:: PROMPT ::
The entries below contain a line with "Reproduce this chart with matplotlib." and a line with "from matplotlib.ticker import MultipleLocator". Quote exactly those two lines and all lines between them.
● ● ● ● ●
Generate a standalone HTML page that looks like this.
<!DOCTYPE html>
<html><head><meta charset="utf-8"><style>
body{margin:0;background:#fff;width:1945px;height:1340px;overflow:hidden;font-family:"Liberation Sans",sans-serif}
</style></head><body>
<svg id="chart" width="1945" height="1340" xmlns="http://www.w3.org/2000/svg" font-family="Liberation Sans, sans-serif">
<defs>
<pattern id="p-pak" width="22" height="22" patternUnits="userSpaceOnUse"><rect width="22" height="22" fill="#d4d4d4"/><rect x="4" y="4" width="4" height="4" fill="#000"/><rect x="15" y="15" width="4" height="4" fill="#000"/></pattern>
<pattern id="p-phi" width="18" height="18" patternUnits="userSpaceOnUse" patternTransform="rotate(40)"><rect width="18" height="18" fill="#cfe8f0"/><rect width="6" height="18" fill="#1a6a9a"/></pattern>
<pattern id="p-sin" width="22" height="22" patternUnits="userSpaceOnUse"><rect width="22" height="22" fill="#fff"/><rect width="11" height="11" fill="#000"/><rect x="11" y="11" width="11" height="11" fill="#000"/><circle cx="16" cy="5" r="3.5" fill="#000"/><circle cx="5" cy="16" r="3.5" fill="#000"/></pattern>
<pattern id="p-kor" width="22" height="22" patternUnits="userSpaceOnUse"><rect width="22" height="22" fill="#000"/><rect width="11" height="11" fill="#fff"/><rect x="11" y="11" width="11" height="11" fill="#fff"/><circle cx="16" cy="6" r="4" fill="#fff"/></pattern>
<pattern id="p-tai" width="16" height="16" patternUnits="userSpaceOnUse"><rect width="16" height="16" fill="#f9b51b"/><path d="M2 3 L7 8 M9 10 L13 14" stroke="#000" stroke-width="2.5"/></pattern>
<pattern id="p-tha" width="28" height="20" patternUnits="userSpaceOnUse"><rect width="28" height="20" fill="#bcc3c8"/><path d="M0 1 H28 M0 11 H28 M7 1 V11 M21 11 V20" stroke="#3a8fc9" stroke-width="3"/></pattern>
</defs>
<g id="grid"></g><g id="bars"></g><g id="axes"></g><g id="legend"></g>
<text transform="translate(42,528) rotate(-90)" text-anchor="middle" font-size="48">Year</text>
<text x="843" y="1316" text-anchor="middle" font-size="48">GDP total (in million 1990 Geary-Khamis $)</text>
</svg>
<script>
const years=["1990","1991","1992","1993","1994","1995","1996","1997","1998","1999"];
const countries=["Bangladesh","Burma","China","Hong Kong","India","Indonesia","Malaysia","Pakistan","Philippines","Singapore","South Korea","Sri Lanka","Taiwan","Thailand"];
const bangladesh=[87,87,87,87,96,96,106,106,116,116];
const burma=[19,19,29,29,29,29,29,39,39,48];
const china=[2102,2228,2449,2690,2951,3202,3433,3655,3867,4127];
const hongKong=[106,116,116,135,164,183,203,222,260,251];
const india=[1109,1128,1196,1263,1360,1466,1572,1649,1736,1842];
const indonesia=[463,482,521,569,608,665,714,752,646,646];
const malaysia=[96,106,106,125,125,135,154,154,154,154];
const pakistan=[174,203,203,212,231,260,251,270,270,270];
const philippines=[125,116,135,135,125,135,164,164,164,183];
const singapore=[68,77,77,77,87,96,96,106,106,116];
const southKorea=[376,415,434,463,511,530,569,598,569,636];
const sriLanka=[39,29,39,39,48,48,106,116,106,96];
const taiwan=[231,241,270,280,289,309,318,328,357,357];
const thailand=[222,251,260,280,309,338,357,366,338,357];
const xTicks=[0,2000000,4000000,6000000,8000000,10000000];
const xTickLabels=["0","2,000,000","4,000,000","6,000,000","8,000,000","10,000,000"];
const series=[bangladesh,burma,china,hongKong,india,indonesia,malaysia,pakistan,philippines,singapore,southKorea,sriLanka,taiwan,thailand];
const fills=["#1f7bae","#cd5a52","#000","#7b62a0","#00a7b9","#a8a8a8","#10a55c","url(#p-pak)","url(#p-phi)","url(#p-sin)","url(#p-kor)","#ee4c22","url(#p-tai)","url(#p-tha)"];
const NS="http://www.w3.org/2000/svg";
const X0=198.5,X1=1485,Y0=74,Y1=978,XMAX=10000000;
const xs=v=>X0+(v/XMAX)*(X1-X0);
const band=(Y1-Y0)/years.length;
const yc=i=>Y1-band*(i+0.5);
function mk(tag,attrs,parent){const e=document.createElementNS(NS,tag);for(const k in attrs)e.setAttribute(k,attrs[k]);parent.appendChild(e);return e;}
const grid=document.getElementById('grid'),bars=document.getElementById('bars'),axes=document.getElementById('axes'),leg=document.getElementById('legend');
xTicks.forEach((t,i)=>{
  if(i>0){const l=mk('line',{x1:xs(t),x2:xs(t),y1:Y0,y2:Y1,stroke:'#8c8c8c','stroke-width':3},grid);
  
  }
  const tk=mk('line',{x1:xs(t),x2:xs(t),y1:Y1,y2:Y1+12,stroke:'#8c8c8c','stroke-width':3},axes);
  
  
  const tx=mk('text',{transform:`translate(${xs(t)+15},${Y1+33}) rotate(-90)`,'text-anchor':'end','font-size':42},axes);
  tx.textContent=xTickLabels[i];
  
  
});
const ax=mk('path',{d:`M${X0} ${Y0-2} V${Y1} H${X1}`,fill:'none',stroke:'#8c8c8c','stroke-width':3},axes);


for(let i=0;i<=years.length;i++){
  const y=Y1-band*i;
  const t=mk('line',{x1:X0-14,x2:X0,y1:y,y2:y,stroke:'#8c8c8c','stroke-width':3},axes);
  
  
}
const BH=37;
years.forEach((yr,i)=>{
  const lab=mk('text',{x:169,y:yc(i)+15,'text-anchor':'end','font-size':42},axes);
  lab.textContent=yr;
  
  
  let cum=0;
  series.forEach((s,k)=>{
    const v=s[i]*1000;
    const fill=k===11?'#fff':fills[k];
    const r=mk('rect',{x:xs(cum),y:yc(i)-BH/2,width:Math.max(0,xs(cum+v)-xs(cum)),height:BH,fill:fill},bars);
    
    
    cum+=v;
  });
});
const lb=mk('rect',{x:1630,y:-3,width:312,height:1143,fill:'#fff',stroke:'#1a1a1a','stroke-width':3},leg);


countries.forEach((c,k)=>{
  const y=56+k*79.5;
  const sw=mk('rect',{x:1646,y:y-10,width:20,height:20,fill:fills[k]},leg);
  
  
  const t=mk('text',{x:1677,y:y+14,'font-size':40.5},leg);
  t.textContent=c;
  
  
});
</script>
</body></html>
● ● ● ● ●
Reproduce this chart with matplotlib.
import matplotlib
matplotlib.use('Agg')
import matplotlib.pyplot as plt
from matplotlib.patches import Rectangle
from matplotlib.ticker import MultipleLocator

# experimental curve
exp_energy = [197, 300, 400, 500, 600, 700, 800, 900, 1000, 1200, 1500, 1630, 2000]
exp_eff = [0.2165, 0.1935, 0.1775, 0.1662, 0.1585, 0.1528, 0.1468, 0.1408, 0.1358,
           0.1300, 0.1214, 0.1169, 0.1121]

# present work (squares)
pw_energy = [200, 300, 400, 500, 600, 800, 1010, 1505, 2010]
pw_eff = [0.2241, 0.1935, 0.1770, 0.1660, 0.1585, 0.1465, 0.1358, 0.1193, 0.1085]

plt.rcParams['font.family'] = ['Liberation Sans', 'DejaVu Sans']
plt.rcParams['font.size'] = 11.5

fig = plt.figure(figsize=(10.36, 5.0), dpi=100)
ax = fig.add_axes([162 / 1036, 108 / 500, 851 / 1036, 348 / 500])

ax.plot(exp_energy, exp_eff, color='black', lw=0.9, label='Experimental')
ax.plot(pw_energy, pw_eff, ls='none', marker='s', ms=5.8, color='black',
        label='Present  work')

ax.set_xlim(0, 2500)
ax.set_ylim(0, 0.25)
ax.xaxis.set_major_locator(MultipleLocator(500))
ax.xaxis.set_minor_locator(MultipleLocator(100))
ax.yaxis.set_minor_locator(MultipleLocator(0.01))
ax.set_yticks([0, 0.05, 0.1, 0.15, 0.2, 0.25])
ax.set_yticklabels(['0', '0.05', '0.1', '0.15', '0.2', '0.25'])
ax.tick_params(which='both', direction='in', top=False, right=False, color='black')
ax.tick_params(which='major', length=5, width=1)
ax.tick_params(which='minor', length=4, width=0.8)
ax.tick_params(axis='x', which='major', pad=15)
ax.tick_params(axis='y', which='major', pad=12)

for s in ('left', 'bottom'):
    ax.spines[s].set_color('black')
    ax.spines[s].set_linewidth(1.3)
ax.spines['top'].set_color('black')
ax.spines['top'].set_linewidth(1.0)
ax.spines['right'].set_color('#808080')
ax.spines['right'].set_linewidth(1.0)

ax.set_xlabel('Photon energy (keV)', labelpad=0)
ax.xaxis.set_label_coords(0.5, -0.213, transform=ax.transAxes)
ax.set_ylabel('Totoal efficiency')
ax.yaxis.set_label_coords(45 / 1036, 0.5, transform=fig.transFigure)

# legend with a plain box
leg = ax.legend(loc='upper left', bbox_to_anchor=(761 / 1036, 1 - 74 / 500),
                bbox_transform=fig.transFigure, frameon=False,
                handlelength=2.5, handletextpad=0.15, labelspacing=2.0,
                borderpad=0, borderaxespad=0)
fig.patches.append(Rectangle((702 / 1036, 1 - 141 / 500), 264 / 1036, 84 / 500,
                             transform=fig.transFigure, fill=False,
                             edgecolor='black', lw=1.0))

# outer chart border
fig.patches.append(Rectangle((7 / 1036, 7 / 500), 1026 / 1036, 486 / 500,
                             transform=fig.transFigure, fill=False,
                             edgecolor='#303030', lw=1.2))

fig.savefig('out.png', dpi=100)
● ● ● ● ●
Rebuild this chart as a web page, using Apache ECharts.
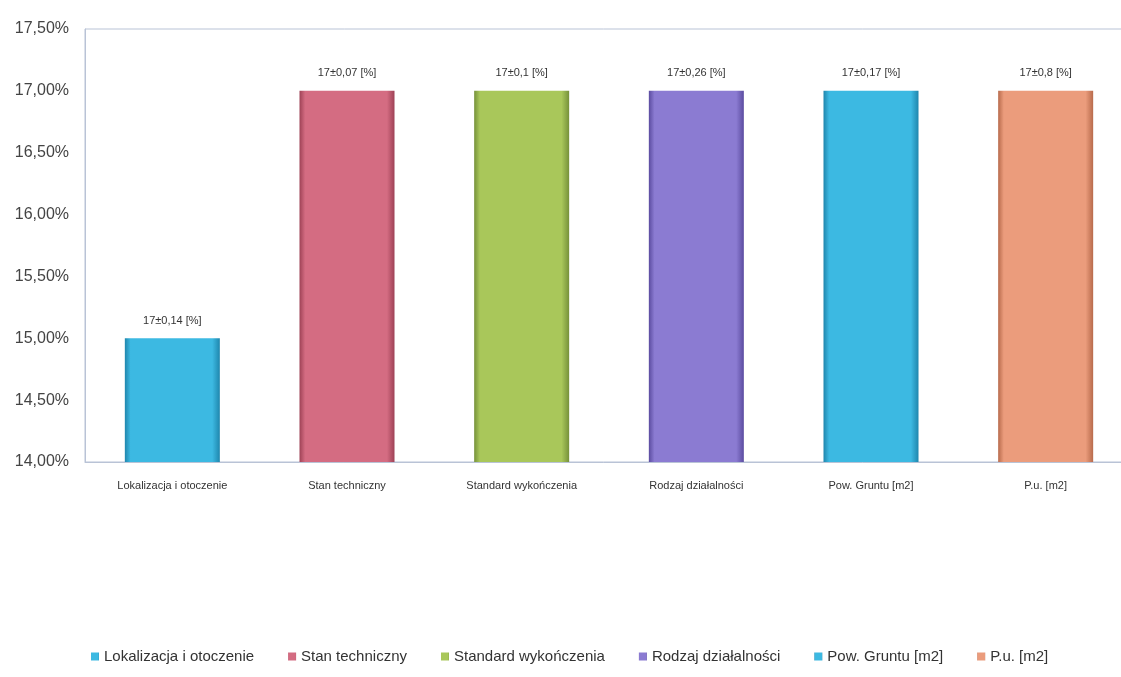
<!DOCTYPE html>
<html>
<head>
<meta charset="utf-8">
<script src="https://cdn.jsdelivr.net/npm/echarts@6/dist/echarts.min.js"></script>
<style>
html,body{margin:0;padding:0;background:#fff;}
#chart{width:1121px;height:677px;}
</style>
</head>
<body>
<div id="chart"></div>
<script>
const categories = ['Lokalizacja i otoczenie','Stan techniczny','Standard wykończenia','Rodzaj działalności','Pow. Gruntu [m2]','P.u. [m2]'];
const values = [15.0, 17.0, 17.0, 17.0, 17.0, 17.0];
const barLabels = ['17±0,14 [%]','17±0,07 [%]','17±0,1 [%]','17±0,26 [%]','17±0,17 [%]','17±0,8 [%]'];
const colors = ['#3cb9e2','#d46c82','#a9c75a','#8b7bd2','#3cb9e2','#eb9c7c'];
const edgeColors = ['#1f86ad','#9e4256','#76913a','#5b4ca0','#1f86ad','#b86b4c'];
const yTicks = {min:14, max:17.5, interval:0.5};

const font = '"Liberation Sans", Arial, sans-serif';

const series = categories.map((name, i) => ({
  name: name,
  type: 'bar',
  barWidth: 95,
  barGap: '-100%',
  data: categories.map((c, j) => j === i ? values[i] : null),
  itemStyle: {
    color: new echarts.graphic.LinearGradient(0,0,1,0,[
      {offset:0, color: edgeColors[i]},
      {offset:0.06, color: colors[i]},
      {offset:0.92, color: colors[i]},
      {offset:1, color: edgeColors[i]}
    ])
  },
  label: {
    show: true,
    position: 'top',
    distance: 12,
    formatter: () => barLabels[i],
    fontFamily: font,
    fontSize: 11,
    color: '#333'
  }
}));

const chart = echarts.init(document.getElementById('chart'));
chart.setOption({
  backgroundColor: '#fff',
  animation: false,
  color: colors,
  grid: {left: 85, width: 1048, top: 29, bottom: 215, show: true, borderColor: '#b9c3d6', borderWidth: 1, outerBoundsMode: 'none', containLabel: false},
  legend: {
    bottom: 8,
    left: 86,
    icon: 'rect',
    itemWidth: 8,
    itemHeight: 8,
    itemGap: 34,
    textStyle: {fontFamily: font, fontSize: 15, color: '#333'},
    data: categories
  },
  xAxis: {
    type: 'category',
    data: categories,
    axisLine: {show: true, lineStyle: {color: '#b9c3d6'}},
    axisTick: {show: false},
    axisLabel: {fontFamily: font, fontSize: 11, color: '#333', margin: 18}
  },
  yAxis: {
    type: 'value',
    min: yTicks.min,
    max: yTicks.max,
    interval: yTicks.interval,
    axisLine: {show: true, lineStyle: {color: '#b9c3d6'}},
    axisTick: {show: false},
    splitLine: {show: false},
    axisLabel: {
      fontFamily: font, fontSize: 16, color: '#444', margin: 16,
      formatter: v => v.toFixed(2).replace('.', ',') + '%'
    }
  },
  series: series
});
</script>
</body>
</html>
● ● ● ● ●
:: FINISHED ANSWER ::
Reproduce this chart with matplotlib.
import matplotlib
matplotlib.use('Agg')
import matplotlib.pyplot as plt
from matplotlib.patches import Rectangle
from matplotlib.ticker import MultipleLocator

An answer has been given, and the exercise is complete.